A new poll confirms that the majority of constituents in the United States are still opposed to president Donald Trump’s decision to pull out of the Paris climate agreement, as well as his overall views on climate change. According to reporting by Time Magazine, “while the administration has rolled back regulations to cut emissions of heat-trapping carbon dioxide from power and industrial plants and pushed for more coal use, wide shares of Americans say they want just the opposite, according to a new poll from The Associated Press-NORC Center for Public Affairs Research.”

Meanwhile, the scientific community continues to release studies showing that the need to address the threat posed by global warming is greater than ever and growing more dire all the time. At the end of last year, the premiere global authority on the state of global warming, the Intergovernmental Panel on Climate Change, released a report showing that compiled data and research indicates that in order to prevent global temperatures from rising more than 1.5 degrees Celsius over pre-industrial averages this century, we will have to cut global carbon emissions by 45 percent by 2030 and down to zero by the middle of the century.

This is going to be extraordinarily difficult to do with just renewable resources. As Vox reports, explaining the tension between whether going 100 percent renewable is really an option, “at the heart of the debate is the simple fact that the two biggest sources of renewable energy — wind and solar power — are ‘variable.’ They come and go with the weather and time of day. They are not ‘dispatchable,’ which means they cannot be turned on and off, or up and down, according to the grid’s needs. They don’t adjust to the grid; the grid adjusts to them.

A new breakthrough in clean energy, however, could change everything. A new “anti-solar panel” could be able to bridge the gap left by solar energy, collecting energy from the night sky. The thermoelectric generator-based device, developed by a team of researchers at Stanford University in Palo Alto, California, harnesses the variance in temperature between Earth and outer space, by using “a passive cooling mechanism known as radiative sky cooling to maintain the cold side of a thermoelectric generator several degrees below ambient” according to the researchers study, published in the scientific journal Joule.

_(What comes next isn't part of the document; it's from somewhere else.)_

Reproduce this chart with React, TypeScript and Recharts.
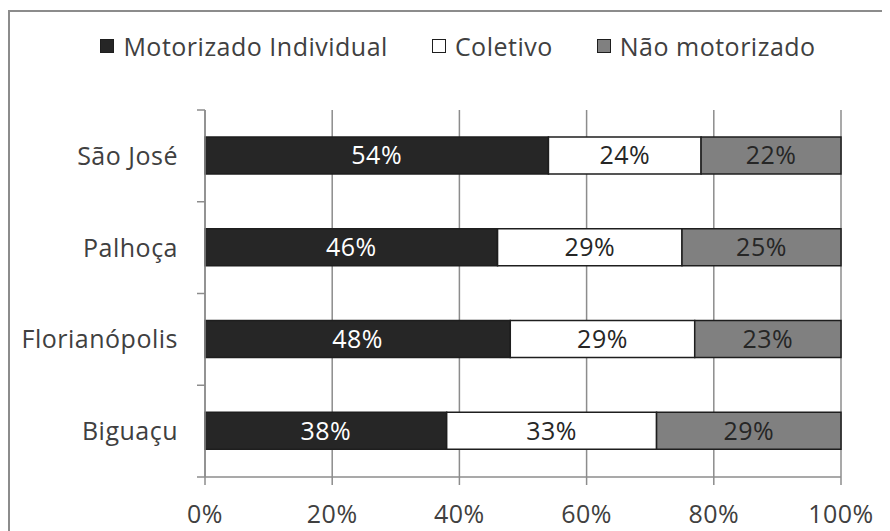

The study, titled “Generating Light from Darkness” goes on to explain the energy-producing process in further detail: “We use a passive cooling mechanism known as radiative sky cooling to maintain the cold side of a thermoelectric generator several degrees below ambient. The surrounding air heats the warm side of the thermoelectric generator, with the ensuing temperature difference converted into usable electricity. We highlight pathways to improving performance from a demonstrated 25 mW/m2 to 0.5 W/m2. Finally, we demonstrate that even with the low-cost implementation demonstration here, enough power is produced to light a LED: generating light from darkness.”

So far, the groundbreaking device has only been tested at a very small scale. A 20-centimeter prototype was tested by Stanford last winter, and the small test successfully created enough energy to power a single small LED lightbulb–a small success with immeasurably massive potential. As ScienceNews reports, “A bigger version of this nighttime generator could someday light rooms, charge phones or power other electronics in remote or low-resource areas that lack electricity at night when solar panels don’t work.”

The technology is still under development, and the researchers have already planned improvements including enhanced insulation around the top plate that could potentially raise the device’s energy production to 0.5 watts per square meter or more, but the potential outcomes are boundless. If this technology could eventually be refined to produce anywhere close to as much energy as a standard solar panel, it would completely transform the renewable energy sector, making it a far greater contender to take the place of fossil fuels.